Why do we spend our scarce resources producing graduates who lack the skills to be the workforce we need for development? Why do our educators continue to produce graduates in history and drama and foreign languages when they know graduates in the same fields are unemployed?
If Africa has 65% of the World’s arable land, according to the African Development Bank, why do we spend 35 billion USD annually to import food even as our youth roam around unemployed? Depressingly, we are projected to spend a whopping 110 billion USD on food imports annually by 2025!
Today, Brazil, Indonesia and Thailand each produce more food than Sub-Saharan Africa. Sadly , currently, we spend more on the millitary than on Agriculture.
Since Nkrumah’s seminal 1963 Addis Ababa speech during the founding of the O. A.U., no African leader has laid out a vision of comparable depth, breadth and excitement.
Our leaders continue to re-arrange the chairs on the deck of our titanic continent even as it heads towards the proverbial iceberg.
We lack thinking and innovation. We lack the will to solve basic and pervasive problems.

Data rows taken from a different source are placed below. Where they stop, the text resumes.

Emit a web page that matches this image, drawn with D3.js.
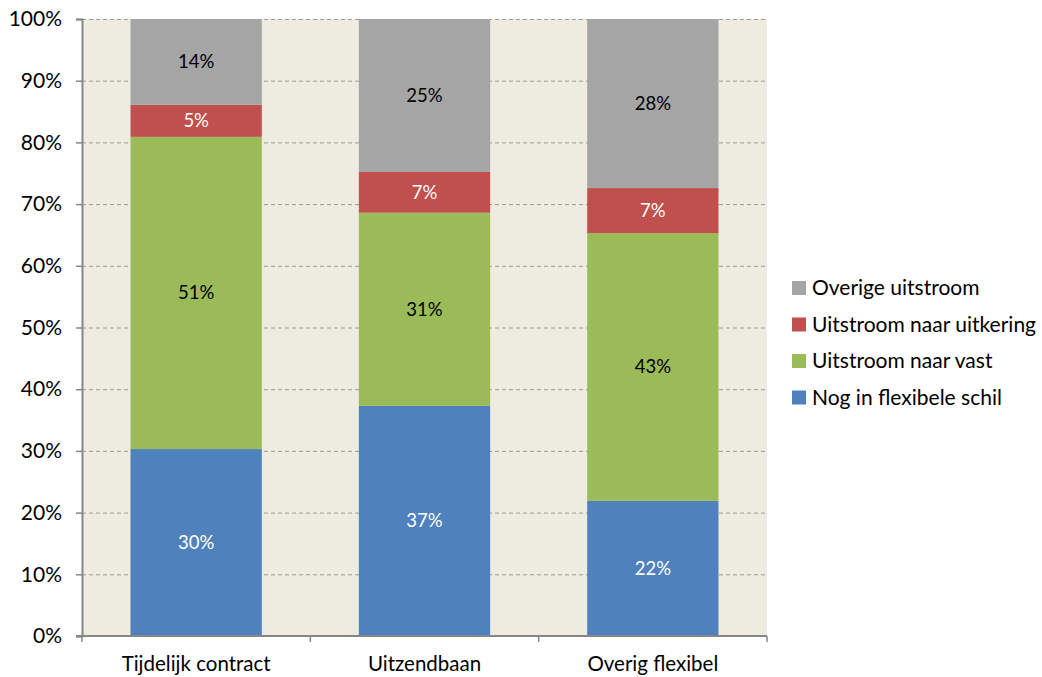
<!DOCTYPE html>
<html><head><meta charset="utf-8">
<script src="https://cdn.jsdelivr.net/npm/d3@7"></script>
<style>body{margin:0;background:#fff}svg{display:block}text{font-family:Lato,"Open Sans",sans-serif}</style>
</head><body><svg id="c" width="1042" height="677"></svg>
<script>
const categories = ["Tijdelijk contract", "Uitzendbaan", "Overig flexibel"];
const seriesNames = ["Nog in flexibele schil", "Uitstroom naar vast", "Uitstroom naar uitkering", "Overige uitstroom"];
const flexibel = [30.3, 37.3, 21.9];
const vast = [50.6, 31.3, 43.4];
const uitkering = [5.2, 6.6, 7.3];
const overige = [13.9, 24.8, 27.4];
const labels = [["30%","37%","22%"],["51%","31%","43%"],["5%","7%","7%"],["14%","25%","28%"]];
const colors = ["#4F81BD", "#9BBB59", "#C0504D", "#A5A5A5"];
const labelColors = ["#fff", "#000", "#fff", "#000"];
const yTicks = [0,10,20,30,40,50,60,70,80,90,100];

const svg = d3.select("#c");
const m = {l:82, r:767, t:19, b:636};
const x = d3.scaleBand().domain(categories).range([m.l, m.r]).paddingInner(0.425).paddingOuter(0.2125);
const y = d3.scaleLinear().domain([0,100]).range([m.b, m.t]);

svg.append("rect").attr("x", m.l).attr("y", m.t).attr("width", m.r-m.l).attr("height", m.b-m.t).attr("fill", "#EEEBE0");

svg.append("g").selectAll("line").data(yTicks.slice(1)).join("line")
  .attr("x1", m.l).attr("x2", m.r).attr("y1", d=>y(d)+0.5).attr("y2", d=>y(d)+0.5)
  .attr("stroke", "#9a9a9a").attr("stroke-dasharray", "4,3").attr("stroke-width", 1);

const data = categories.map((c,i)=>({cat:c, s0:flexibel[i], s1:vast[i], s2:uitkering[i], s3:overige[i]}));
const stack = d3.stack().keys(["s0","s1","s2","s3"])(data);

stack.forEach((layer, li) => {
  const g = svg.append("g");
  g.selectAll("rect").data(layer).join("rect")
    .attr("x", d=>x(d.data.cat)).attr("width", x.bandwidth())
    .attr("y", d=>y(d[1])).attr("height", d=>y(d[0])-y(d[1]))
    .attr("fill", colors[li]);
  g.selectAll("text").data(layer).join("text")
    .attr("x", d=>x(d.data.cat)+x.bandwidth()/2).attr("y", d=>(y(d[0])+y(d[1]))/2)
    .attr("dy", "0.35em").attr("text-anchor", "middle").attr("font-size", 18.5)
    .attr("fill", labelColors[li]).text((d,i)=>labels[li][i]);
});

// axes
const yAxis = svg.append("g").attr("transform", `translate(${m.l},0)`)
  .call(d3.axisLeft(y).tickValues(yTicks).tickFormat(d=>d+"%").tickSize(6).tickPadding(14));
yAxis.select(".domain").attr("stroke", "#868686").attr("stroke-width", 2);
yAxis.selectAll(".tick line").attr("stroke", "#868686").attr("stroke-width", 1.5);
yAxis.selectAll("text").attr("font-size", 21).attr("fill", "#000").style("font-family", "Lato");

const xAxis = svg.append("g").attr("transform", `translate(0,${m.b})`)
  .call(d3.axisBottom(x).tickSize(0).tickPadding(20));
xAxis.select(".domain").remove();
xAxis.selectAll("text").attr("font-size", 20.5).attr("fill", "#000").style("font-family", "Lato");
svg.append("line").attr("x1", m.l-6).attr("x2", m.r).attr("y1", m.b).attr("y2", m.b).attr("stroke", "#868686").attr("stroke-width", 2);
const bounds = [m.l, m.l+x.step(), m.l+2*x.step(), m.r];
svg.append("g").selectAll("line").data(bounds).join("line")
  .attr("x1", d=>d).attr("x2", d=>d).attr("y1", m.b).attr("y2", m.b+6)
  .attr("stroke", "#868686").attr("stroke-width", 1.5);

// legend
const legOrder = [3,2,1,0];
const lg = svg.append("g").attr("transform", "translate(792,288)");
legOrder.forEach((si, k) => {
  const row = lg.append("g").attr("transform", `translate(0,${k*36.5})`);
  row.append("rect").attr("x", 0).attr("y", -7).attr("width", 14).attr("height", 14).attr("fill", colors[si]);
  row.append("text").attr("x", 20).attr("y", 0).attr("dy", "0.35em").attr("font-size", 21).attr("fill", "#000").text(seriesNames[si]);
});
</script></body></html>
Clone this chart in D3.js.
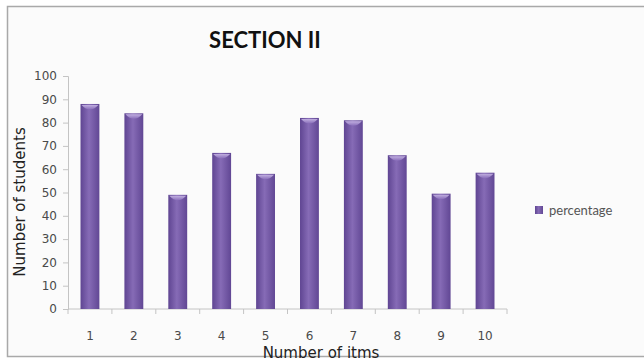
<!DOCTYPE html>
<html>
<head>
<meta charset="utf-8">
<script src="https://cdn.jsdelivr.net/npm/d3@7"></script>
<style>
  body { margin: 0; background: #fff; }
  svg { display: block; }
</style>
</head>
<body>
<div id="chart"></div>
<script>
// values
const items = ["1", "2", "3", "4", "5", "6", "7", "8", "9", "10"];
const percentage = [88, 84, 49, 67, 58, 82, 81, 66, 49.5, 58.5];
const yTicks = [0, 10, 20, 30, 40, 50, 60, 70, 80, 90, 100];

const width = 644, height = 362;
const margin = { top: 76, right: 137, bottom: 53, left: 68 };

const svg = d3.select("#chart").append("svg")
  .attr("width", width)
  .attr("height", height);

// chart area background + frame
svg.append("rect")
  .attr("x", 0).attr("y", 0)
  .attr("width", width).attr("height", height)
  .attr("fill", "#ffffff");
svg.append("rect")
  .attr("x", 7.5).attr("y", 6.5)
  .attr("width", width).attr("height", 350)
  .attr("fill", "#fbfbfb")
  .attr("stroke", "#a9a9a9")
  .attr("stroke-width", 1.5);

// gradient for the bars
const defs = svg.append("defs");
const grad = defs.append("linearGradient")
  .attr("id", "barGrad")
  .attr("x1", "0%").attr("x2", "100%");
grad.append("stop").attr("offset", "0%").attr("stop-color", "#5f4592");
grad.append("stop").attr("offset", "45%").attr("stop-color", "#866bb6");
grad.append("stop").attr("offset", "100%").attr("stop-color", "#614794");

const capGrad = defs.append("linearGradient")
  .attr("id", "capGrad")
  .attr("x1", "0%").attr("x2", "0%").attr("y1", "0%").attr("y2", "100%");
capGrad.append("stop").attr("offset", "0%").attr("stop-color", "#c9b8e6");
capGrad.append("stop").attr("offset", "100%").attr("stop-color", "#8a6fbb");

const innerW = width - margin.left - margin.right;
const innerH = height - margin.top - margin.bottom;

const x = d3.scaleBand()
  .domain(items)
  .range([0, innerW])
  .paddingInner(0.57)
  .paddingOuter(0.285);

const y = d3.scaleLinear()
  .domain([0, 100])
  .range([innerH, 0]);

const g = svg.append("g")
  .attr("transform", `translate(${margin.left},${margin.top})`);

// y axis
const yAxis = g.append("g")
  .call(d3.axisLeft(y).tickValues(yTicks).tickSize(5).tickPadding(6));
yAxis.select(".domain").attr("stroke", "#c4c4c4");
yAxis.selectAll(".tick line").attr("stroke", "#c4c4c4");
yAxis.selectAll(".tick text")
  .attr("fill", "#4a4a4a")
  .style("font-family", "'DejaVu Sans', sans-serif")
  .style("font-size", "12px");

// x axis: ticks sit between categories
const step = x.step();
const xAxis = g.append("g")
  .attr("transform", `translate(0,${innerH})`);
xAxis.append("line")
  .attr("x1", 0).attr("x2", innerW)
  .attr("stroke", "#c4c4c4");
xAxis.selectAll(".sep")
  .data(d3.range(items.length + 1))
  .join("line")
  .attr("class", "sep")
  .attr("x1", i => i * step).attr("x2", i => i * step)
  .attr("y1", 0).attr("y2", 5)
  .attr("stroke", "#c4c4c4");
xAxis.selectAll(".lbl")
  .data(items)
  .join("text")
  .attr("class", "lbl")
  .attr("x", d => x(d) + x.bandwidth() / 2)
  .attr("y", 31)
  .attr("text-anchor", "middle")
  .attr("fill", "#4a4a4a")
  .style("font-family", "'DejaVu Sans', sans-serif")
  .style("font-size", "12px")
  .text(d => d);

// bars
const bars = g.selectAll(".bar")
  .data(items.map((d, i) => ({ item: d, value: percentage[i] })))
  .join("g")
  .attr("class", "bar");

bars.append("rect")
  .attr("x", d => x(d.item))
  .attr("y", d => y(d.value))
  .attr("width", x.bandwidth())
  .attr("height", d => innerH - y(d.value))
  .attr("fill", "url(#barGrad)");

// little light cap on top of each bar
bars.append("path")
  .attr("d", d => {
    const x0 = x(d.item) + 1, x1 = x(d.item) + x.bandwidth() - 1;
    const top = y(d.value) + 1;
    const mid = (x0 + x1) / 2;
    return `M${x0},${top} L${x1},${top} Q${mid},${top + 9} ${x0},${top} Z`;
  })
  .attr("fill", "url(#capGrad)")
  .attr("opacity", 0.9);

// title
svg.append("text")
  .attr("x", 265)
  .attr("y", 48)
  .attr("text-anchor", "middle")
  .style("font-family", "Lato, sans-serif")
  .style("font-weight", "bold")
  .style("font-size", "22px")
  .attr("fill", "#111")
  .text("SECTION II");

// axis titles
svg.append("text")
  .attr("transform", "translate(25,202) rotate(-90)")
  .attr("text-anchor", "middle")
  .style("font-family", "'DejaVu Sans', sans-serif")
  .style("font-size", "15px")
  .attr("fill", "#222")
  .text("Number of students");

svg.append("text")
  .attr("x", 321)
  .attr("y", 358)
  .attr("text-anchor", "middle")
  .style("font-family", "'DejaVu Sans', sans-serif")
  .style("font-size", "15px")
  .attr("fill", "#222")
  .text("Number of itms");

// legend
const legend = svg.append("g").attr("transform", "translate(535,206)");
legend.append("rect")
  .attr("width", 8).attr("height", 8)
  .attr("fill", "url(#barGrad)");
legend.append("text")
  .attr("x", 14).attr("y", 8.5)
  .style("font-family", "Lato, sans-serif")
  .style("font-size", "13px")
  .attr("fill", "#555")
  .text("percentage");
</script>
</body>
</html>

Our tragedy is not for want of talent. We are the continent that produced a Pope 6 centuries ago. We are the continent that has produced 2 UN Secretary-generals, Pele and Mohammed Ali. We produced the geniuses whose inventions and innovations have transformed American and world science, arts and literature. And we are the continent on which a Malawian teenager invented windmills, a Ghanaian boy, Mawuli could drive the first time he sat behind the wheels of a car because he has watched his father and uncles for years and geniuses in Accra and Lagos can demonstrate, in a backhanded way, their ingenuity with 419 scams.
Some day, the youth of Africa will rise up against the selfish leaders whose greed has failed them and sent them, across the Sahara and the Mediterranean in search of opportunity. Or the voices of the dead, in unmarked graves will reach heaven and ask God for justice against the leaders who failed them.
Let us give our youth, in our schools, skills that are needed for our development.
Let us develop our Agriculture so that the 35 billion USD we spend a year importing food can help make our youth proud and prosperous farmers instead of dead migrants.
Let us stop parrotting the bull that drugs are not dangerous so our youth will not be sucked into its death spiral. Let our ambitions be about doing, for others, rather than being for ourselves.
Let us continue to advocate and struggle, on behalf of our youth.